◆ **Stated task**
Write out the material exactly, with the pictures left out.

◆ **Records provided**
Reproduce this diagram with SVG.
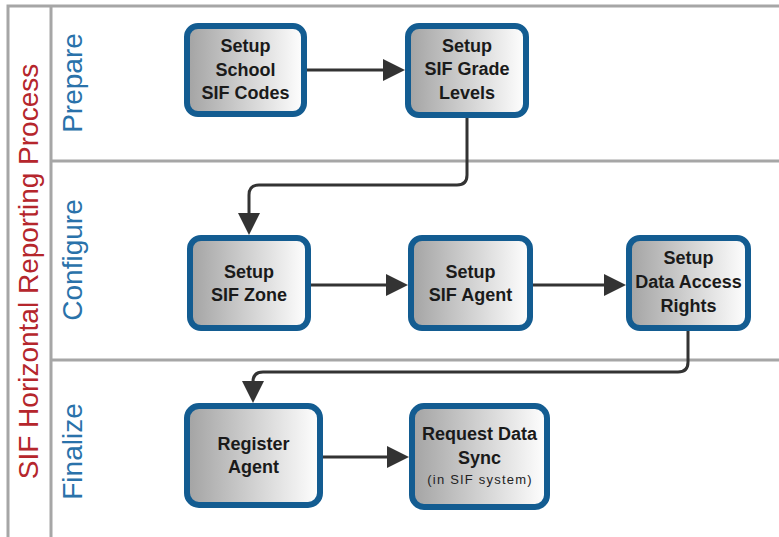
<svg xmlns="http://www.w3.org/2000/svg" width="779" height="537" viewBox="0 0 779 537">
<style>
.frame{stroke:#a6a6a6;stroke-width:3;fill:none}
.node rect.box{fill:url(#g);stroke:#135c91;stroke-width:6}
.node text{font-family:"Liberation Sans",Arial,sans-serif;font-weight:bold;font-size:18px;fill:#1a1a1a;text-anchor:middle}
.node text.small{font-weight:normal;font-size:13px;letter-spacing:1.2px;fill:#222}
.conn{stroke:#333;stroke-width:3;fill:none;marker-end:url(#arr)}
.lane{font-family:"Liberation Sans",Arial,sans-serif;font-size:28px;fill:#2a72aa;text-anchor:middle}
.title{font-family:"Liberation Sans",Arial,sans-serif;font-size:28px;fill:#b5262c;text-anchor:middle}
</style>
<defs>
<linearGradient id="g" x1="0" y1="0" x2="1" y2="0">
<stop offset="0" stop-color="#a3a3a3"/>
<stop offset="1" stop-color="#ffffff"/>
</linearGradient>
<marker id="arr" markerUnits="userSpaceOnUse" markerWidth="22" markerHeight="22" refX="12" refY="11" orient="auto">
<path d="M0,0 L22,11 L0,22 z" fill="#333"/>
</marker>
</defs>
<rect width="779" height="537" fill="#fff"/>
<g id="frame">
<path class="frame" d="M8,537 V6 H779 M51,6 V537 M51,161 H779 M51,360 H779"/>
<text class="title" transform="translate(38,271.5) rotate(-90)">SIF Horizontal Reporting Process</text>
<text class="lane" transform="translate(82,83) rotate(-90)">Prepare</text>
<text class="lane" transform="translate(82,260) rotate(-90)">Configure</text>
<text class="lane" transform="translate(82,451.5) rotate(-90)">Finalize</text>
</g>
<g id="connectors">
<path class="conn" d="M307,70 H395"/>
<path class="conn" d="M467,118 V175 Q467,185 457,185 H259 Q249,185 249,195 V225"/>
<path class="conn" d="M311,285 H398"/>
<path class="conn" d="M533,285 H616"/>
<path class="conn" d="M688,331 V362 Q688,372 678,372 H263 Q253,372 253,382 V393"/>
<path class="conn" d="M323,457 H399"/>
</g>
<g id="n1" class="node">
<rect class="box" x="187" y="26" width="117" height="88" rx="11"/>
<text x="245.5" y="52">Setup</text>
<text x="245.5" y="76">School</text>
<text x="245.5" y="99">SIF Codes</text>
</g>
<g id="n2" class="node">
<rect class="box" x="408" y="26" width="118" height="89" rx="11"/>
<text x="467" y="52">Setup</text>
<text x="467" y="75">SIF Grade</text>
<text x="467" y="99">Levels</text>
</g>
<g id="n3" class="node">
<rect class="box" x="190" y="238" width="118" height="90" rx="11"/>
<text x="249" y="278">Setup</text>
<text x="249" y="301">SIF Zone</text>
</g>
<g id="n4" class="node">
<rect class="box" x="411" y="238" width="119" height="90" rx="11"/>
<text x="470.5" y="278">Setup</text>
<text x="470.5" y="301">SIF Agent</text>
</g>
<g id="n5" class="node">
<rect class="box" x="629" y="238" width="119" height="90" rx="11"/>
<text x="688.5" y="264">Setup</text>
<text x="688.5" y="288">Data Access</text>
<text x="688.5" y="312">Rights</text>
</g>
<g id="n6" class="node">
<rect class="box" x="187" y="406" width="133" height="99" rx="12"/>
<text x="253.5" y="450">Register</text>
<text x="253.5" y="473">Agent</text>
</g>
<g id="n7" class="node">
<rect class="box" x="412" y="406" width="135" height="101" rx="12"/>
<text x="479.5" y="440">Request Data</text>
<text x="479.5" y="464">Sync</text>
<text class="small" x="480" y="484">(in SIF system)</text>
</g>
</svg>
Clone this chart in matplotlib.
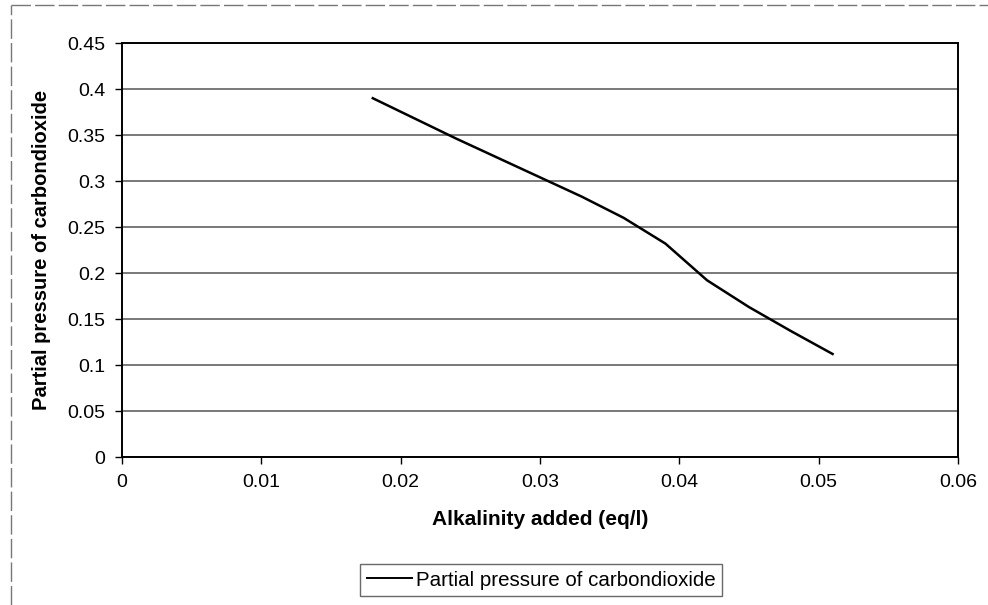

◆ **Solved problem**
Reproduce this diagram with SVG.
<svg xmlns="http://www.w3.org/2000/svg" width="779" height="537" viewBox="0 0 779 537">
<style>
.frame{stroke:#a6a6a6;stroke-width:3;fill:none}
.node rect.box{fill:url(#g);stroke:#135c91;stroke-width:6}
.node text{font-family:"Liberation Sans",Arial,sans-serif;font-weight:bold;font-size:18px;fill:#1a1a1a;text-anchor:middle}
.node text.small{font-weight:normal;font-size:13px;letter-spacing:1.2px;fill:#222}
.conn{stroke:#333;stroke-width:3;fill:none;marker-end:url(#arr)}
.lane{font-family:"Liberation Sans",Arial,sans-serif;font-size:28px;fill:#2a72aa;text-anchor:middle}
.title{font-family:"Liberation Sans",Arial,sans-serif;font-size:28px;fill:#b5262c;text-anchor:middle}
</style>
<defs>
<linearGradient id="g" x1="0" y1="0" x2="1" y2="0">
<stop offset="0" stop-color="#a3a3a3"/>
<stop offset="1" stop-color="#ffffff"/>
</linearGradient>
<marker id="arr" markerUnits="userSpaceOnUse" markerWidth="22" markerHeight="22" refX="12" refY="11" orient="auto">
<path d="M0,0 L22,11 L0,22 z" fill="#333"/>
</marker>
</defs>
<rect width="779" height="537" fill="#fff"/>
<g id="frame">
<path class="frame" d="M8,537 V6 H779 M51,6 V537 M51,161 H779 M51,360 H779"/>
<text class="title" transform="translate(38,271.5) rotate(-90)">SIF Horizontal Reporting Process</text>
<text class="lane" transform="translate(82,83) rotate(-90)">Prepare</text>
<text class="lane" transform="translate(82,260) rotate(-90)">Configure</text>
<text class="lane" transform="translate(82,451.5) rotate(-90)">Finalize</text>
</g>
<g id="connectors">
<path class="conn" d="M307,70 H395"/>
<path class="conn" d="M467,118 V175 Q467,185 457,185 H259 Q249,185 249,195 V225"/>
<path class="conn" d="M311,285 H398"/>
<path class="conn" d="M533,285 H616"/>
<path class="conn" d="M688,331 V362 Q688,372 678,372 H263 Q253,372 253,382 V393"/>
<path class="conn" d="M323,457 H399"/>
</g>
<g id="n1" class="node">
<rect class="box" x="187" y="26" width="117" height="88" rx="11"/>
<text x="245.5" y="52">Setup</text>
<text x="245.5" y="76">School</text>
<text x="245.5" y="99">SIF Codes</text>
</g>
<g id="n2" class="node">
<rect class="box" x="408" y="26" width="118" height="89" rx="11"/>
<text x="467" y="52">Setup</text>
<text x="467" y="75">SIF Grade</text>
<text x="467" y="99">Levels</text>
</g>
<g id="n3" class="node">
<rect class="box" x="190" y="238" width="118" height="90" rx="11"/>
<text x="249" y="278">Setup</text>
<text x="249" y="301">SIF Zone</text>
</g>
<g id="n4" class="node">
<rect class="box" x="411" y="238" width="119" height="90" rx="11"/>
<text x="470.5" y="278">Setup</text>
<text x="470.5" y="301">SIF Agent</text>
</g>
<g id="n5" class="node">
<rect class="box" x="629" y="238" width="119" height="90" rx="11"/>
<text x="688.5" y="264">Setup</text>
<text x="688.5" y="288">Data Access</text>
<text x="688.5" y="312">Rights</text>
</g>
<g id="n6" class="node">
<rect class="box" x="187" y="406" width="133" height="99" rx="12"/>
<text x="253.5" y="450">Register</text>
<text x="253.5" y="473">Agent</text>
</g>
<g id="n7" class="node">
<rect class="box" x="412" y="406" width="135" height="101" rx="12"/>
<text x="479.5" y="440">Request Data</text>
<text x="479.5" y="464">Sync</text>
<text class="small" x="480" y="484">(in SIF system)</text>
</g>
</svg>
Clone this chart in matplotlib.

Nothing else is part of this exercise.